TO DO. Pull out every line containing the string "this".

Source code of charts
....
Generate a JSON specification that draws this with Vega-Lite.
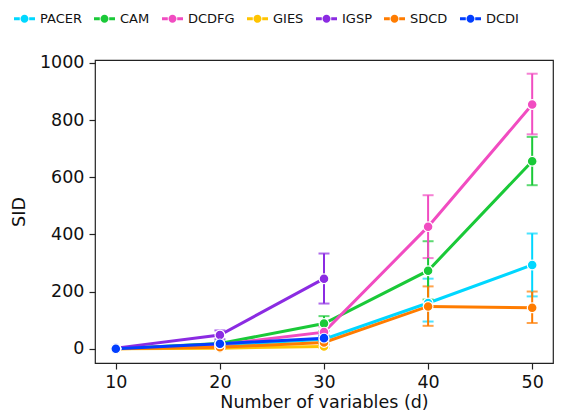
{
  "$schema": "https://vega.github.io/schema/vega-lite/v6.json",
  "autosize": "none",
  "width": 458,
  "height": 303,
  "padding": {"left": 95, "top": 60, "right": 15, "bottom": 54},
  "background": "white",
  "config": {
    "font": "DejaVu Sans",
    "view": {"stroke": "#222222", "strokeWidth": 1.2},
    "axis": {
      "domain": false,
      "grid": false,
      "tickColor": "#222222",
      "tickSize": 6,
      "tickWidth": 1.2,
      "labelFontSize": 17.5,
      "labelColor": "#111111",
      "titleFontSize": 17.5,
      "titleFontWeight": "normal",
      "titleColor": "#111111"
    }
  },
  "data": {
    "values": [
      {"d": 10, "method": "PACER", "sid": 0},
      {"d": 20, "method": "PACER", "sid": 12, "lo": 8, "hi": 16},
      {"d": 30, "method": "PACER", "sid": 33, "lo": 25, "hi": 42},
      {"d": 40, "method": "PACER", "sid": 160, "lo": 95, "hi": 245},
      {"d": 50, "method": "PACER", "sid": 293, "lo": 183, "hi": 403},
      {"d": 10, "method": "CAM", "sid": 0},
      {"d": 20, "method": "CAM", "sid": 18, "lo": 12, "hi": 25},
      {"d": 30, "method": "CAM", "sid": 88, "lo": 62, "hi": 114},
      {"d": 40, "method": "CAM", "sid": 273, "lo": 172, "hi": 376},
      {"d": 50, "method": "CAM", "sid": 656, "lo": 572, "hi": 741},
      {"d": 10, "method": "DCDFG", "sid": 0},
      {"d": 20, "method": "DCDFG", "sid": 14, "lo": 8, "hi": 20},
      {"d": 30, "method": "DCDFG", "sid": 58, "lo": 40, "hi": 78},
      {"d": 40, "method": "DCDFG", "sid": 427, "lo": 317, "hi": 537},
      {"d": 50, "method": "DCDFG", "sid": 854, "lo": 750, "hi": 962},
      {"d": 10, "method": "GIES", "sid": 0},
      {"d": 20, "method": "GIES", "sid": 2, "lo": 0, "hi": 5},
      {"d": 30, "method": "GIES", "sid": 8, "lo": 2, "hi": 15},
      {"d": 10, "method": "IGSP", "sid": 2},
      {"d": 20, "method": "IGSP", "sid": 48, "lo": 33, "hi": 64},
      {"d": 30, "method": "IGSP", "sid": 245, "lo": 158, "hi": 333},
      {"d": 10, "method": "SDCD", "sid": 0},
      {"d": 20, "method": "SDCD", "sid": 5, "lo": 2, "hi": 9},
      {"d": 30, "method": "SDCD", "sid": 22, "lo": 14, "hi": 30},
      {"d": 40, "method": "SDCD", "sid": 148, "lo": 80, "hi": 218},
      {"d": 50, "method": "SDCD", "sid": 143, "lo": 90, "hi": 200},
      {"d": 10, "method": "DCDI", "sid": 0},
      {"d": 20, "method": "DCDI", "sid": 17, "lo": 12, "hi": 22},
      {"d": 30, "method": "DCDI", "sid": 37, "lo": 28, "hi": 46}
    ]
  },
  "encoding": {
    "x": {
      "field": "d",
      "type": "quantitative",
      "scale": {"domain": [8, 52], "nice": false, "zero": false},
      "axis": {"values": [10, 20, 30, 40, 50], "title": "Number of variables (d)", "labelPadding": 4, "titlePadding": 3}
    },
    "color": {
      "field": "method",
      "type": "nominal",
      "scale": {
        "domain": ["PACER", "CAM", "DCDFG", "GIES", "IGSP", "SDCD", "DCDI"],
        "range": ["#00d7ff", "#1ac938", "#f14cc1", "#ffc400", "#8b2be2", "#ff7c00", "#023eff"]
      },
      "legend": {
        "title": null,
        "orient": "none",
        "direction": "horizontal",
        "legendX": -81,
        "legendY": -52,
        "padding": 0,
        "labelFontSize": 13,
        "labelColor": "#111111",
        "labelOffset": 5,
        "columnPadding": 12,
        "symbolSize": 441,
        "symbolStrokeWidth": 0,
        "symbolOpacity": 1,
        "symbolType": "M-1,-0.14 H-0.45 V0.14 H-1 Z M0.45,-0.14 H1 V0.14 H0.45 Z M-0.38,0 A0.38,0.38 0 1,0 0.38,0 A0.38,0.38 0 1,0 -0.38,0 Z"
      }
    }
  },
  "layer": [
    {
      "mark": {"type": "line", "strokeWidth": 3},
      "encoding": {
        "y": {
          "field": "sid",
          "type": "quantitative",
          "title": "SID",
          "scale": {"domain": [-50, 1010], "nice": false, "zero": false},
          "axis": {"values": [0, 200, 400, 600, 800, 1000], "format": "d", "title": "SID", "labelPadding": 5, "titlePadding": 11}
        }
      }
    },
    {
      "transform": [{"filter": "isValid(datum.lo)"}],
      "mark": {"type": "errorbar", "ticks": {"size": 11, "thickness": 2}, "rule": {"strokeWidth": 2}},
      "encoding": {
        "y": {"field": "lo", "type": "quantitative", "title": "SID"},
        "y2": {"field": "hi"}
      }
    },
    {
      "mark": {"type": "point", "shape": "circle", "filled": true, "size": 95, "stroke": "white", "strokeWidth": 1.2, "opacity": 1},
      "encoding": {
        "y": {"field": "sid", "type": "quantitative", "title": "SID"}
      }
    }
  ]
}
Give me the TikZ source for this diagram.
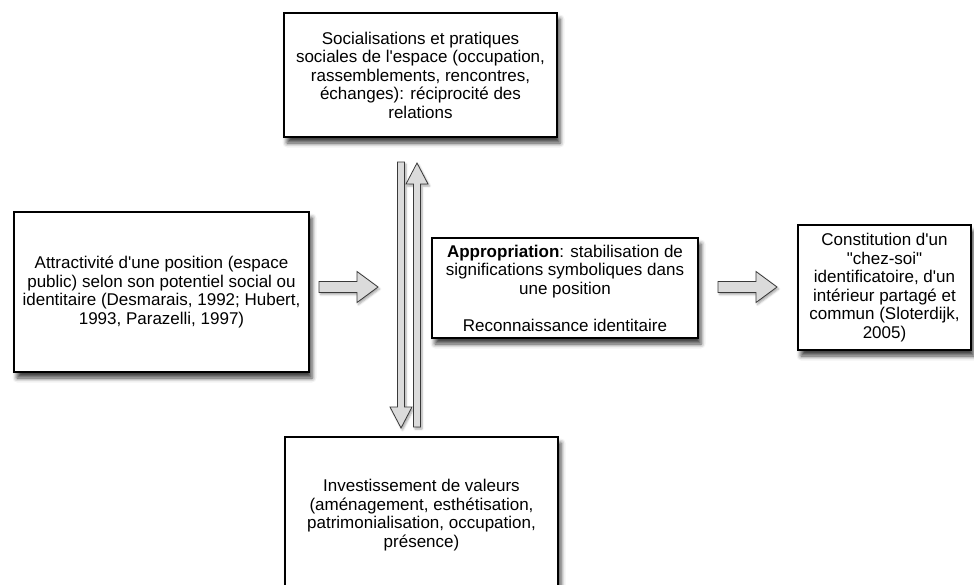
\documentclass[tikz,border=0pt]{standalone}
\usepackage{fontspec}
\setmainfont{Liberation Sans}[Ligatures=TeXOff]
\usetikzlibrary{calc, shadows.blur}
\tikzset{
  shaft half/.store in=\shafthalf, head half/.store in=\headhalf, head len/.store in=\headlen,
  box/.style={draw, line width=1.1pt, fill=white, align=center, inner sep=0pt,
    font=\fontsize{17pt}{18.5pt}\selectfont,
    blur shadow={shadow xshift=3pt, shadow yshift=-6pt, shadow blur radius=4.5pt, shadow opacity=75}},
  bigarrow/.style={draw=gray!45!black, fill=gray!28, line width=0.8pt, line join=miter,
    blur shadow={shadow xshift=1.5pt, shadow yshift=-2pt, shadow blur radius=2pt, shadow opacity=35},
    to path={let \p1=(\tikztostart), \p2=(\tikztotarget), \n1={atan2(\y2-\y1,\x2-\x1)}, \n2={veclen(\x2-\x1,\y2-\y1)} in
      (\p1) ++(\n1+90:\shafthalf) -- ++(\n1:\n2-\headlen) -- ++(\n1+90:\headhalf-\shafthalf) -- (\p2)
      -- ($(\p2)+(\n1+180:\headlen)+(\n1-90:\headhalf)$) -- ++(\n1+90:\headhalf-\shafthalf)
      -- ++(\n1+180:\n2-\headlen) -- cycle}},
  flat/.style={bigarrow, shaft half=5.5pt, head half=15.5pt, head len=21pt},
  tall/.style={bigarrow, shaft half=3.5pt, head half=11pt, head len=21pt}
}

\begin{document}
\begin{tikzpicture}[x=1pt, y=-1pt]
\useasboundingbox (0,0) rectangle (974,584);
\node[box, minimum width=273pt, minimum height=124pt] (socia) at (420.5,75) {Socialisations et pratiques\\sociales de l'espace (occupation,\\rassemblements, rencontres,\\échanges): réciprocité des\\relations};
\node[box, minimum width=295pt, minimum height=160pt] (attrac) at (161.5,292) {Attractivité d'une position (espace\\public) selon son potentiel social ou\\identitaire (Desmarais, 1992; Hubert,\\1993, Parazelli, 1997)};
\node[box, minimum width=266pt, minimum height=100pt] (approp) at (565,288) {\textbf{Appropriation}: stabilisation de\\significations symboliques dans\\une position\\[18.5pt]Reconnaissance identitaire};
\node[box, minimum width=173pt, minimum height=125pt] (chez) at (884.5,287.5) {Constitution d'un\\"chez-soi"\\identificatoire, d'un\\intérieur partagé et\\commun (Sloterdijk,\\2005)};
\node[box, minimum width=273pt, minimum height=156pt] (invest) at (421.5,515) {Investissement de valeurs\\(aménagement, esthétisation,\\patrimonialisation, occupation,\\présence)};
% arrow ends
\coordinate (a1) at (319,287); \coordinate (a2) at (378,287);
\coordinate (b1) at (718,287); \coordinate (b2) at (777,287);
\coordinate (d1) at (401,162); \coordinate (d2) at (401,428);
\coordinate (u1) at (417,427); \coordinate (u2) at (417,163);
\draw[flat] (a1) to (a2);
\draw[flat] (b1) to (b2);
\draw[tall] (d1) to (d2);
\draw[tall] (u1) to (u2);
\end{tikzpicture}
\end{document}
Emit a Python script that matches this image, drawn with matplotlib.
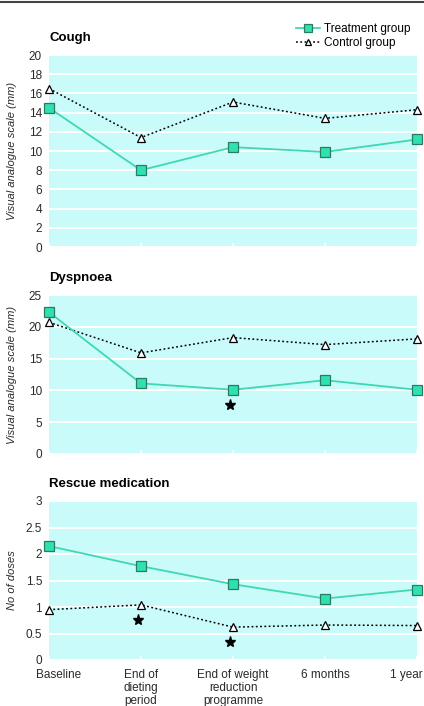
import matplotlib
matplotlib.use('agg')
import matplotlib.pyplot as plt
import matplotlib.transforms as mtransforms
from matplotlib.lines import Line2D

plt.rcParams['font.family'] = ['Liberation Sans', 'DejaVu Sans']

# Data
timepoints = ['Baseline', 'End of\ndieting\nperiod', 'End of weight\nreduction\nprogramme',
              '6 months', '1 year']

cough_treatment = [14.5, 8.0, 10.4, 9.9, 11.2]
cough_control = [16.5, 11.4, 15.1, 13.4, 14.3]

dyspnoea_treatment = [22.3, 11.1, 10.1, 11.6, 10.1]
dyspnoea_control = [20.7, 15.9, 18.3, 17.2, 18.1]

rescue_treatment = [2.15, 1.77, 1.43, 1.16, 1.33]
rescue_control = [0.95, 1.04, 0.62, 0.66, 0.65]

dyspnoea_stars = [(2, 7.7)]
rescue_stars = [(1, 0.76), (2, 0.34)]

panels = [
    dict(title='Cough', ylabel='Visual analogue scale (mm)', ymax=20, step=2,
         treat=cough_treatment, ctrl=cough_control, stars=[]),
    dict(title='Dyspnoea', ylabel='Visual analogue scale (mm)', ymax=25, step=5,
         treat=dyspnoea_treatment, ctrl=dyspnoea_control, stars=dyspnoea_stars),
    dict(title='Rescue medication', ylabel='No of doses', ymax=3, step=0.5,
         treat=rescue_treatment, ctrl=rescue_control, stars=rescue_stars),
]

BG = '#c9fbfb'
TEAL_LINE = '#3fd8b0'
TEAL_FACE = '#2fe0b0'
TEAL_EDGE = '#2b7a62'
TEXT = '#2a2a2a'
FS = 8.5

W, H = 424, 706
fig = plt.figure(figsize=(W / 100, H / 100), dpi=100)

# top rule
fig.add_artist(Line2D([0, 1], [1 - 2 / H, 1 - 2 / H], color='#444444', linewidth=1.5))

# axes boxes in pixels (left, top, right, bottom)
boxes = [(49, 55, 417, 247), (49, 295, 417, 454), (49, 501, 417, 660)]
xs = list(range(len(timepoints)))

for i, (p, (l, t, r, b)) in enumerate(zip(panels, boxes)):
    ax = fig.add_axes([l / W, 1 - b / H, (r - l) / W, (b - t) / H])
    ax.set_facecolor(BG)
    for s in ax.spines.values():
        s.set_visible(False)
    ax.set_xlim(0, len(timepoints) - 1)
    ax.set_ylim(0, p['ymax'])
    n = int(round(p['ymax'] / p['step']))
    yt = [k * p['step'] for k in range(n + 1)]
    ax.set_yticks(yt)
    ax.set_yticklabels(['%g' % v for v in yt], fontsize=FS, color=TEXT)
    ax.tick_params(axis='y', length=0, pad=5)
    ax.grid(axis='y', color='white', linewidth=1.4)
    ax.set_axisbelow(True)

    ax.set_xticks(xs)
    ax.tick_params(axis='x', direction='inout', length=6, width=1.2, color='white')
    if i == 2:
        ax.set_xticklabels(timepoints, fontsize=FS, color=TEXT, linespacing=1.1)
        labels = ax.get_xticklabels()
        labels[0].set_transform(labels[0].get_transform() +
                                mtransforms.ScaledTranslation(0.1, 0, fig.dpi_scale_trans))
        labels[-1].set_transform(labels[-1].get_transform() +
                                 mtransforms.ScaledTranslation(-0.11, 0, fig.dpi_scale_trans))
    else:
        ax.set_xticklabels([])

    ax.plot(xs, p['ctrl'], color='black', linestyle=(0, (1.2, 1.6)), linewidth=1.1,
            marker='^', markersize=5.5, markerfacecolor='white', markeredgecolor='black',
            markeredgewidth=0.9, clip_on=False, zorder=3)
    ax.plot(xs, p['treat'], color=TEAL_LINE, linewidth=1.3,
            marker='s', markersize=6.5, markerfacecolor=TEAL_FACE, markeredgecolor=TEAL_EDGE,
            markeredgewidth=0.9, clip_on=False, zorder=4)

    if p['stars']:
        sx, sy = zip(*p['stars'])
        ax.plot([x - 0.03 for x in sx], sy, linestyle='none', marker='*', markersize=8,
                color='black', zorder=5)

    fig.text(l / W, 1 - (t - 17) / H, p['title'], fontsize=9.5, fontweight='bold',
             ha='left', va='center', color='black')
    fig.text(12 / W, 1 - ((t + b) / 2) / H, p['ylabel'], rotation=90, fontsize=8,
             style='italic', ha='center', va='center', color=TEXT)

handles = [
    Line2D([], [], color=TEAL_LINE, linewidth=1.3, marker='s', markersize=6,
           markerfacecolor=TEAL_FACE, markeredgecolor=TEAL_EDGE, markeredgewidth=0.9),
    Line2D([], [], color='black', linestyle=(0, (1.2, 1.6)), linewidth=1.1, marker='^',
           markersize=5, markerfacecolor='white', markeredgecolor='black', markeredgewidth=0.9),
]
fig.legend(handles, ['Treatment group', 'Control group'], loc='upper right',
           bbox_to_anchor=(1 - 8 / W, 1 - 17 / H), frameon=False, fontsize=FS,
           handlelength=2.0, handletextpad=0.3, labelspacing=0.2, borderpad=0)

fig.savefig('out.png', dpi=100)
plt.close(fig)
....
FINAL RESULT.
Generate a JSON specification that draws this with Vega-Lite.
Give me the TikZ source for this diagram.
Emit a Python script that matches this image, drawn with matplotlib.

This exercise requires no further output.